Que o saibam de vez os meus detractores. Hoje, milito pelos direitos humanos, pela democracia e pelas liberdades individuais e colectivas. Acredito que na Guiné-Bissau o povo educa-se e é educado para nunca mais servir de refém. O pesadelo atinge o seu termo. (Creio que, apesar do que as aparências podiam revelar, estava lutando por isto.) E congratulo-me que as lutas do nosso século, entre os partidos únicos e as forças  multipartidárias, terminam sempre pela vitória destas últimas.

 

Pensar que defendi um regime de ditadura de partido único, com todo o palmarés democrático que se vê hoje no mundo, às vezes parece desprovido de sentido e de  razão. Doutro lado, também penso que era impossível imaginar que o PAIGC, depois de ter lutado, só, e vencido o colonialismo, ia pôr logo o poder no leilão. Haviamos de lá chegar…

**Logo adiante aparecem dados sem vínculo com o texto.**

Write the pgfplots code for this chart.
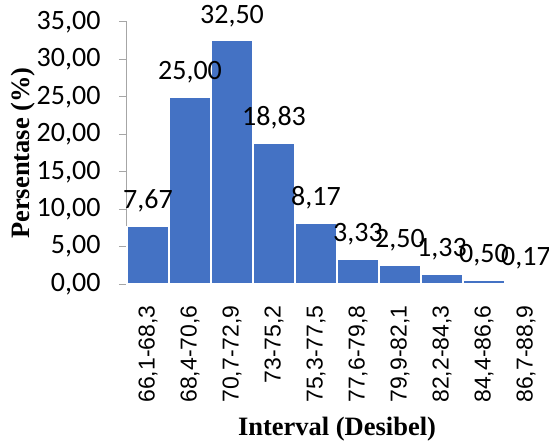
\documentclass[border=0pt]{standalone}
\usepackage{fontspec}
\usepackage{pgfplots}
\pgfplotsset{compat=1.18}
\setmainfont{Liberation Serif}
\newfontfamily\carlito{Carlito}
\newfontfamily\arialf{Liberation Sans}
\definecolor{barblue}{HTML}{4472C4}
\definecolor{axgray}{HTML}{A6A6A6}
\begin{document}
\begin{tikzpicture}
\path[use as bounding box] (-127pt,-160pt) rectangle (422pt,284pt);
\begin{axis}[
  anchor=south west, at={(0pt,0pt)},
  scale only axis, width=420pt, height=262pt,
  xmin=-0.5, xmax=9.5, ymin=0, ymax=35,
  axis x line*=bottom, axis y line*=left,
  axis line style={axgray, line width=1pt, -},
  ytick={0,5,...,35},
  ytick style={axgray, line width=1pt},
  tick align=outside, major tick length=8pt,
  xtick=data,
  xticklabels={{66,1-68,3}, {68,4-70,6}, {70,7-72,9}, {73-75,2}, {75,3-77,5}, {77,6-79,8}, {79,9-82,1}, {82,2-84,3}, {84,4-86,6}, {86,7-88,9}},
  xtick style={draw=none},
  xticklabel style={font=\arialf\fontsize{23}{27}\selectfont, rotate=90, anchor=east, xshift=-10pt},
  yticklabel style={font=\carlito\fontsize{28}{32}\selectfont, xshift=-15pt,
    /pgf/number format/.cd, fixed, fixed zerofill, precision=2, use comma, assume math mode=true},
  ybar, bar width=42pt,
  ylabel={Persentase (\%)},
  ylabel style={font=\bfseries\fontsize{26.5}{30}\selectfont, at={([xshift=-104pt]rel axis cs:0,0.5)}, anchor=center},
  xlabel={Interval (Desibel)},
  xlabel style={font=\bfseries\fontsize{26.5}{30}\selectfont, at={([yshift=-145pt]rel axis cs:0.5,0)}, anchor=center},
  nodes near coords,
  nodes near coords style={font=\carlito\fontsize{28}{32}\selectfont, anchor=south, yshift=10pt, black,
    /pgf/number format/.cd, fixed, fixed zerofill, precision=2, use comma, assume math mode=true},
  clip=false,
]
\addplot[fill=barblue, draw=white, line width=1.5pt] coordinates {
  (0,7.67) (1,25.00) (2,32.50) (3,18.83) (4,8.17) (5,3.33) (6,2.50) (7,1.33) (8,0.50) (9,0.17)
};
\end{axis}
\end{tikzpicture}
\end{document}
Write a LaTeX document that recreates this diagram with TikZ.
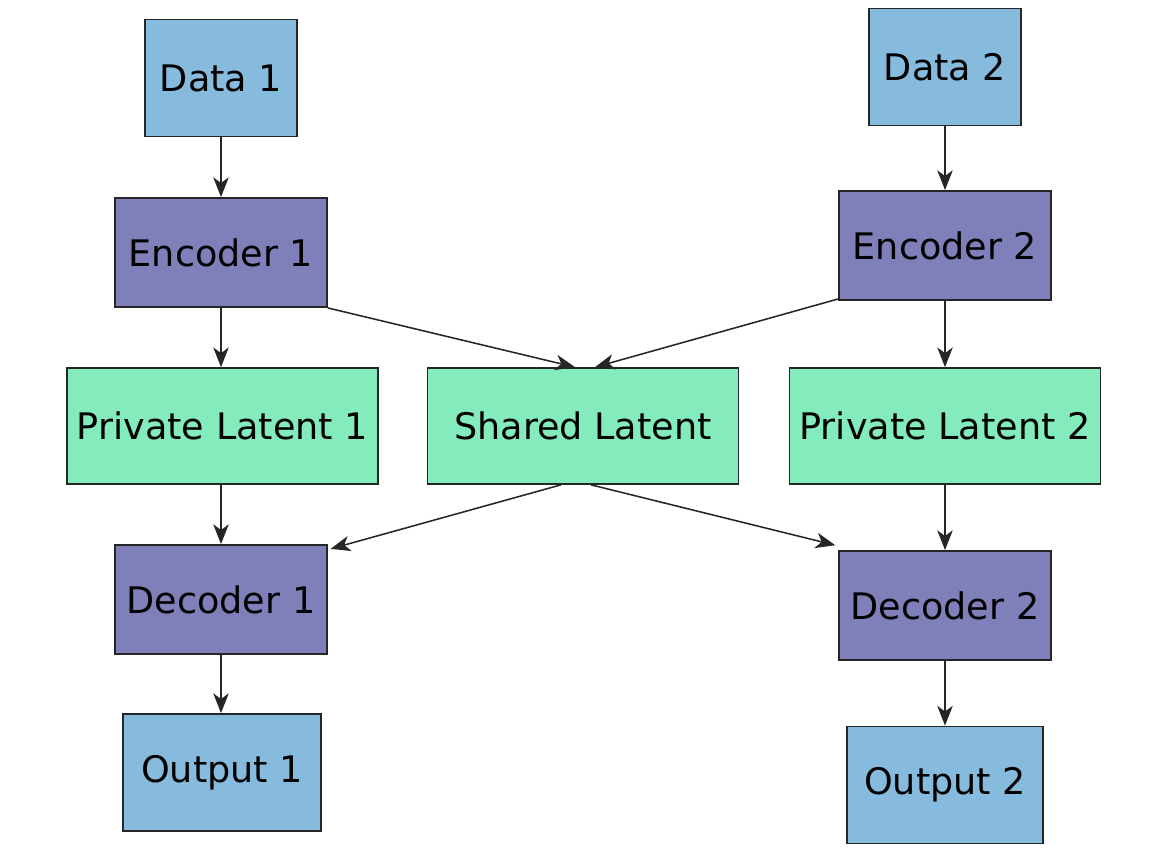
\documentclass[tikz,border=0pt]{standalone}
\usepackage{fontspec}
\setmainfont{DejaVu Sans}
\usetikzlibrary{arrows.meta, positioning, calc}
\definecolor{DataBlue}{HTML}{86BBDE}
\definecolor{CodePurple}{HTML}{7F7FB9}
\definecolor{LatentGreen}{HTML}{83EBBC}

\begin{document}
\begin{tikzpicture}[>={Stealth[length=14pt,width=11pt,inset=4pt]},
    box/.style={draw=black!85, line width=1.2pt, inner sep=0pt, font=\fontsize{26}{30}\selectfont},
    iobox/.style={box, fill=DataBlue, minimum height=2.93cm},
    codebox/.style={box, fill=CodePurple, minimum width=5.3cm, minimum height=2.73cm},
    latbox/.style={box, fill=LatentGreen, minimum width=7.78cm, minimum height=2.9cm},
    flow/.style={->, line width=1.1pt, black!85}]
        \useasboundingbox (0,0) rectangle (29.35,-21.45);
        % Inputs
        \node [iobox, minimum width=3.8cm] (data1) at (5.525,-1.95) {Data 1};
        \node [iobox, minimum width=3.8cm] (data2) at (23.625,-1.675) {Data 2};
        
        % Encoders
        \node [codebox] (enc1) at (5.525,-6.3125) {Encoder 1};
        \node [codebox] (enc2) at (23.625,-6.1375) {Encoder 2};
        
        % Latent spaces
        \node [latbox] (priv1) at (5.5625,-10.65) {Private Latent 1};
        \node [latbox] (shared) at (14.575,-10.65) {Shared Latent};
        \node [latbox] (priv2) at (23.625,-10.65) {Private Latent 2};
        
        % Decoders
        \node [codebox] (dec1) at (5.525,-14.9875) {Decoder 1};
        \node [codebox] (dec2) at (23.625,-15.1375) {Decoder 2};
        
        % Outputs
        \node [iobox, minimum width=4.95cm] (out1) at (5.55,-19.3125) {Output 1};
        \node [iobox, minimum width=4.9cm] (out2) at (23.625,-19.625) {Output 2};
        
        % Vertical flow
        \draw [flow] (data1) -- (enc1);
        \draw [flow] (enc1) -- (enc1 |- priv1.north);
        \draw [flow] (enc1 |- priv1.south) -- (dec1);
        \draw [flow] (dec1) -- (dec1 |- out1.north);
        \draw [flow] (data2) -- (enc2);
        \draw [flow] (enc2) -- (priv2);
        \draw [flow] (priv2) -- (dec2);
        \draw [flow] (dec2) -- (out2);
        
        % Shared paths
        \draw [flow] (enc1.south east) -- ([xshift=-0.2cm]shared.north);
        \draw [flow] ([yshift=0.05cm]enc2.south west) -- ([xshift=0.3cm]shared.north);
        \draw [flow] ([xshift=-0.55cm]shared.south) -- ([xshift=0.07cm,yshift=-0.12cm]dec1.north east);
        \draw [flow] ([xshift=0.2cm]shared.south) -- ([xshift=-0.07cm,yshift=0.12cm]dec2.north west);
    \end{tikzpicture}
\end{document}
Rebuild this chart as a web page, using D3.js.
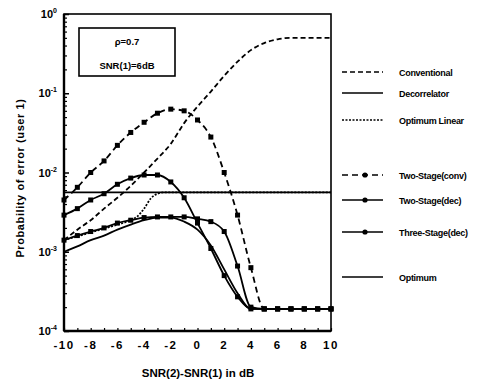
<!DOCTYPE html>
<html lang="en">
<head>
  <meta charset="UTF-8" />
  <title>Probability of error vs SNR difference</title>
  <script src="https://cdn.jsdelivr.net/npm/d3@7"></script>
  <style>
    body { margin: 0; background: #fff; }
    svg { font-family: "Liberation Sans", Arial, sans-serif; font-weight: bold; }
  </style>
</head>
<body>
  <div id="chart"></div>
  <script>
    // SNR(2)-SNR(1) in dB, one point per dB
    const snr = d3.range(-10, 11);

    const conventional = [1.4e-3, 1.9e-3, 2.5e-3, 3.5e-3, 4.8e-3, 6.8e-3, 1.0e-2, 1.5e-2, 2.3e-2, 4.2e-2,
      6.8e-2, 0.105, 0.166, 0.25, 0.35, 0.43, 0.48, 0.5, 0.5, 0.5, 0.5];
    const twoStageConv = [4.5e-3, 6.5e-3, 1.0e-2, 1.4e-2, 2.2e-2, 3.2e-2, 4.3e-2, 5.6e-2, 6.3e-2, 6.0e-2,
      4.6e-2, 2.8e-2, 1.0e-2, 2.9e-3, 6.3e-4, 1.9e-4, 1.9e-4, 1.9e-4, 1.9e-4, 1.9e-4, 1.9e-4];
    const twoStageDec = [2.9e-3, 3.5e-3, 4.5e-3, 5.4e-3, 7.1e-3, 8.5e-3, 9.3e-3, 9.3e-3, 7.6e-3, 4.8e-3,
      2.3e-3, 1.1e-3, 5.0e-4, 2.7e-4, 1.9e-4, 1.9e-4, 1.9e-4, 1.9e-4, 1.9e-4, 1.9e-4, 1.9e-4];
    const threeStageDec = [1.4e-3, 1.6e-3, 1.8e-3, 2.0e-3, 2.3e-3, 2.5e-3, 2.7e-3, 2.75e-3, 2.75e-3, 2.75e-3,
      2.6e-3, 2.4e-3, 1.8e-3, 6.6e-4, 2.0e-4, 1.9e-4, 1.9e-4, 1.9e-4, 1.9e-4, 1.9e-4, 1.9e-4];
    const optimum = [1.0e-3, 1.17e-3, 1.4e-3, 1.6e-3, 1.9e-3, 2.2e-3, 2.5e-3, 2.7e-3, 2.7e-3, 2.4e-3,
      1.9e-3, 1.2e-3, 6.0e-4, 3.0e-4, 1.9e-4, 1.9e-4, 1.9e-4, 1.9e-4, 1.9e-4, 1.9e-4, 1.9e-4];

    // optimum linear has its own sample points
    const optLinSnr = [-10, -8, -6, -5, -4.5, -4, -3.5, -3, -2.5, 10];
    const optLinear = [1.4e-3, 1.75e-3, 2.2e-3, 2.5e-3, 2.8e-3, 3.5e-3, 4.7e-3, 5.4e-3, 5.6e-3, 5.6e-3];

    const decorSnr = [-10, 10];
    const decorrelator = [5.6e-3, 5.6e-3];

    const xTicks = [-10, -8, -6, -4, -2, 0, 2, 4, 6, 8, 10];
    const yTicks = [1e-4, 1e-3, 1e-2, 1e-1, 1];
    const yTickExp = ["-4", "-3", "-2", "-1", "0"];

    const W = 485, H = 385;
    const plotL = 64, plotR = 331, plotT = 14, plotB = 331;

    const svg = d3.select("#chart").append("svg")
      .attr("width", W).attr("height", H);

    const x = d3.scaleLinear().domain([-10, 10]).range([plotL, plotR]);
    const y = d3.scaleLog().domain([1e-4, 1]).range([plotB, plotT]);

    // minor ticks on the log axis
    const minor = [];
    for (let e = -4; e < 0; e++) for (let m = 2; m <= 9; m++) minor.push(m * Math.pow(10, e));

    svg.append("g")
      .attr("transform", `translate(${plotL},0)`)
      .call(d3.axisRight(y).tickValues(minor).tickSize(3).tickFormat(""))
      .call(g => g.select(".domain").remove())
      .selectAll("line").attr("stroke-width", 1.2);

    svg.append("g")
      .attr("transform", `translate(${plotL},0)`)
      .call(d3.axisRight(y).tickValues(yTicks).tickSize(5).tickFormat(""))
      .call(g => g.select(".domain").remove())
      .selectAll("line").attr("stroke-width", 1.5);

    svg.append("g")
      .attr("transform", `translate(0,${plotB})`)
      .call(d3.axisTop(x).tickValues(d3.range(-10, 11)).tickSize(3).tickFormat(""))
      .call(g => g.select(".domain").remove())
      .selectAll("line").attr("stroke-width", 1.2);

    // frame
    svg.append("rect")
      .attr("x", plotL).attr("y", plotT)
      .attr("width", plotR - plotL).attr("height", plotB - plotT)
      .attr("fill", "none").attr("stroke", "#000").attr("stroke-width", 1.6);
    svg.append("line").attr("x1", plotL).attr("x2", plotL).attr("y1", plotT).attr("y2", plotB)
      .attr("stroke", "#000").attr("stroke-width", 2.4);
    svg.append("line").attr("x1", plotL).attr("x2", plotR).attr("y1", plotB).attr("y2", plotB)
      .attr("stroke", "#000").attr("stroke-width", 2.4);

    // y tick labels 10^n
    const yl = svg.append("g");
    yTicks.forEach((t, i) => {
      const txt = yl.append("text")
        .attr("x", 57).attr("y", y(t) + 4)
        .attr("text-anchor", "end")
        .attr("font-size", 11);
      txt.append("tspan").text("10");
      txt.append("tspan").attr("dy", -5).attr("font-size", 7).text(yTickExp[i]);
    });

    // x tick labels
    svg.append("g").selectAll("text").data(xTicks).join("text")
      .attr("x", d => x(d)).attr("y", 349)
      .attr("text-anchor", "middle")
      .attr("font-size", 11.5)
      .attr("letter-spacing", 1.5)
      .text(d => d < 0 ? "-" + Math.abs(d) : d);

    svg.append("text")
      .attr("x", 198).attr("y", 377)
      .attr("text-anchor", "middle").attr("font-size", 11.5)
      .text("SNR(2)-SNR(1) in dB");

    svg.append("text")
      .attr("transform", "translate(24,178) rotate(-90)")
      .attr("text-anchor", "middle").attr("font-size", 11)
      .attr("letter-spacing", 0.6)
      .text("Probability of error (user 1)");

    // parameter box
    svg.append("rect").attr("x", 79).attr("y", 28).attr("width", 96).attr("height", 48)
      .attr("fill", "none").attr("stroke", "#000").attr("stroke-width", 1.6);
    svg.append("text").attr("x", 127).attr("y", 45).attr("text-anchor", "middle")
      .attr("font-size", 9.5).text("\u03c1=0.7");
    svg.append("text").attr("x", 127).attr("y", 69).attr("text-anchor", "middle")
      .attr("font-size", 9.5).text("SNR(1)=6dB");

    const series = [
      { name: "Conventional", xs: snr, ys: conventional, dash: "5,3", marks: false, ly: 72 },
      { name: "Decorrelator", xs: decorSnr, ys: decorrelator, dash: null, marks: false, ly: 93 },
      { name: "Optimum Linear", xs: optLinSnr, ys: optLinear, dash: "2,1.5", marks: false, ly: 120 },
      { name: "Two-Stage(conv)", xs: snr, ys: twoStageConv, dash: "6,4", marks: true, ly: 175 },
      { name: "Two-Stage(dec)", xs: snr, ys: twoStageDec, dash: null, marks: true, ly: 200 },
      { name: "Three-Stage(dec)", xs: snr, ys: threeStageDec, dash: null, marks: true, ly: 232 },
      { name: "Optimum", xs: snr, ys: optimum, dash: null, marks: false, ly: 277 }
    ];

    const line = d3.line().x(d => x(d[0])).y(d => y(d[1])).curve(d3.curveMonotoneX);

    series.forEach(s => {
      const pts = s.xs.map((v, i) => [v, s.ys[i]]);
      svg.append("path")
        .datum(pts)
        .attr("d", line)
        .attr("fill", "none").attr("stroke", "#000")
        .attr("stroke-width", 1.8)
        .attr("stroke-dasharray", s.dash);
      if (s.marks) {
        svg.append("g").selectAll("rect").data(pts).join("rect")
          .attr("x", d => x(d[0]) - 2.5).attr("y", d => y(d[1]) - 2.5)
          .attr("width", 5).attr("height", 5).attr("fill", "#000");
      }

      // legend entry
      svg.append("line")
        .attr("x1", 342).attr("x2", 383).attr("y1", s.ly).attr("y2", s.ly)
        .attr("stroke", "#000").attr("stroke-width", 1.3)
        .attr("stroke-dasharray", s.dash);
      if (s.marks) {
        svg.append("circle").attr("cx", 365).attr("cy", s.ly).attr("r", 2.6).attr("fill", "#000");
      }
      svg.append("text")
        .attr("x", 399).attr("y", s.ly + 3.5)
        .attr("font-size", 9).attr("letter-spacing", -0.3)
        .text(s.name);
    });
  </script>
</body>
</html>
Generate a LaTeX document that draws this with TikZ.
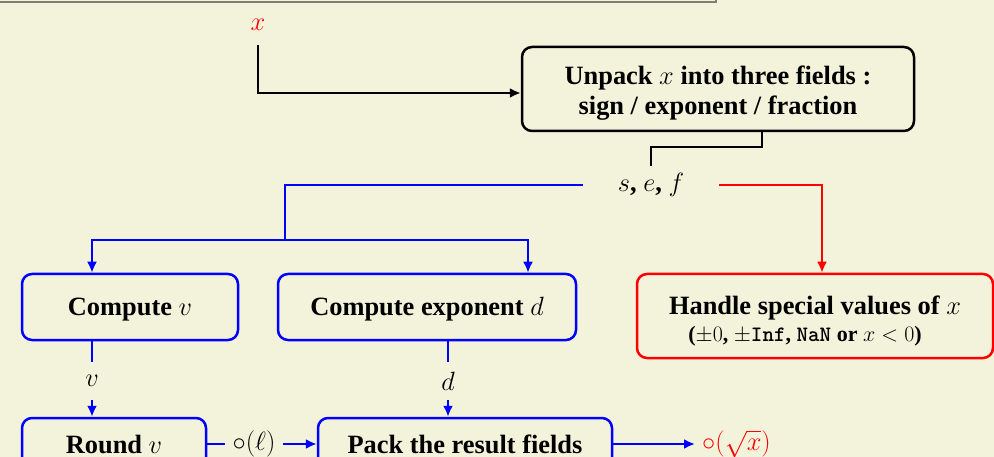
\RequirePackage{fix-cm}
\documentclass[tikz,border=0pt]{standalone}
\usepackage{fontspec}
\setmainfont{Liberation Serif}
\usetikzlibrary{arrows.meta}
\definecolor{bgc}{RGB}{243,243,220}
\definecolor{framec}{RGB}{128,128,112}
\begin{document}
\begin{tikzpicture}[x=1pt,y=-1pt,
  every node/.style={font=\fontsize{26.4}{30}\selectfont\bfseries},
  box/.style={draw, rounded corners=10pt, line width=2.5pt, align=center, inner sep=0pt},
  onebox/.style={box, text height=20pt, text depth=2pt},
  bl/.style={draw=blue, line width=2.2pt},
  rd/.style={draw=red, line width=2.2pt},
  bk/.style={draw=black, line width=2.5pt},
  tip/.style={-{Latex[length=11pt,width=10pt]}},
]
\useasboundingbox (0,0) rectangle (994,457);
\fill[bgc] (0,0) rectangle (994,457);
\clip (0,0) rectangle (994,457);
\draw[framec, line width=2.5pt] (-10,-40) rectangle (716,2);

\coordinate (c1) at (92,0);
\coordinate (c2) at (528,0);
\coordinate (c3) at (448,0);
\coordinate (c4) at (822,0);
\coordinate (split) at (285,240);

\node[text=red, inner xsep=0pt, inner ysep=14pt] (xin) at (258,25) {$x$};
\node[box, minimum width=392pt, minimum height=84pt] (unpack) at (718,89)
  {\rule{0pt}{27pt}Unpack $x$ into three fields :\\ sign / exponent / fraction};
\node[inner xsep=35pt, inner ysep=7pt] (sef) at (651,185) {$s$, $e$, $f$};
\node[onebox, draw=blue, minimum width=216pt, minimum height=66pt] (compv) at (130,307) {Compute $v$};
\node[onebox, draw=blue, minimum width=298pt, minimum height=66pt] (compd) at (427,307) {Compute exponent $d$};
\node[box, draw=red, minimum width=356pt, minimum height=84pt] (special) at (815,316)
  {\rule{0pt}{28pt}Handle special values of $x$\\[-3pt]
   {\fontsize{22}{25}\selectfont ($\pm0$, $\pm$\texttt{Inf}, \texttt{NaN} or $x<0$)\hspace*{20pt}}};
\node[inner xsep=0pt, inner ysep=13pt] (vlab) at (92,381) {$v$};
\node[inner xsep=0pt, inner ysep=10pt] (dlab) at (448,381) {$d$};
\node[onebox, draw=blue, minimum width=184pt, minimum height=52pt] (round) at (114,444) {Round $v$};
\node[onebox, draw=blue, minimum width=294pt, minimum height=52pt] (pack) at (465,444) {Pack the result fields};
\node[inner xsep=7pt] (ell) at (254,444) {$\circ(\ell)$};
\node[text=red, inner xsep=7pt, anchor=west] (out) at (695,444) {$\circ(\sqrt{x})$};

\draw[bk, tip] (xin) |- ([yshift=-4pt]unpack.west);
\draw[bk] ([xshift=44pt]unpack.south) -- ++(0,15) -| (sef.north);
\draw[bl] (sef.west) -| (split);
\draw[bl, tip] (split) -| (compv.north -| c1);
\draw[bl, tip] (split) -| (compd.north -| c2);
\draw[rd, tip] (sef.east) -| (special.north -| c4);
\draw[bl] (compv.south -| c1) -- (vlab);
\draw[bl, tip] (vlab) -- (round.north -| c1);
\draw[bl] (compd.south -| c3) -- (dlab);
\draw[bl, tip] (dlab) -- (pack.north -| c3);
\draw[bl] (round.east) -- (ell);
\draw[bl, tip] (ell) -- (pack.west);
\draw[bl, tip] (pack.east) -- (out);
\end{tikzpicture}
\end{document}
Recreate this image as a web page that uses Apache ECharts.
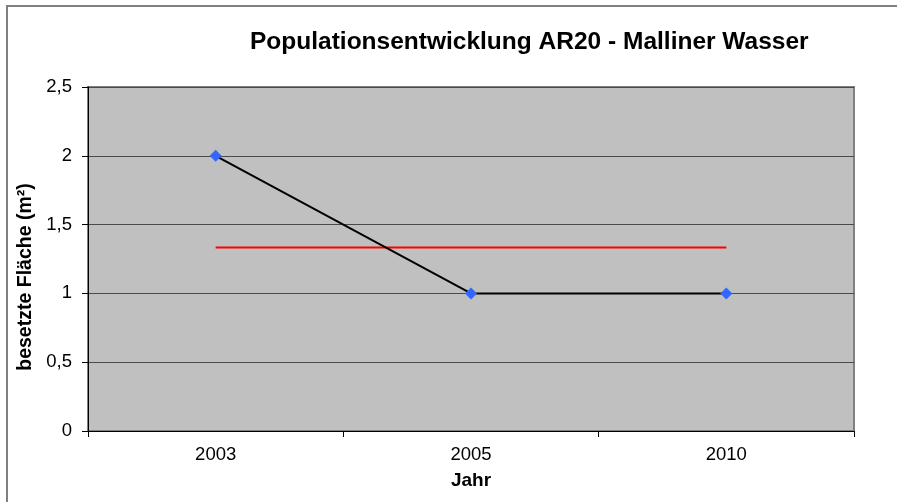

De toda esta história, guardo o sentimento de ter vivido momentos de fascinação, de certezas e de incertezas, de ter tido a oportunidade de exercer uma profissão ingrata e honrada, e de ter conhecido um homem de valor : o Camarada António Alcântara Buscardini.

 

 


[1] Termo utilizado na altura, em oposição à Ministério.

[2] Idem.

[3] Respectivamente Secretário-Geral, Comandante Divisionário, Comissário de Estado do  Interior.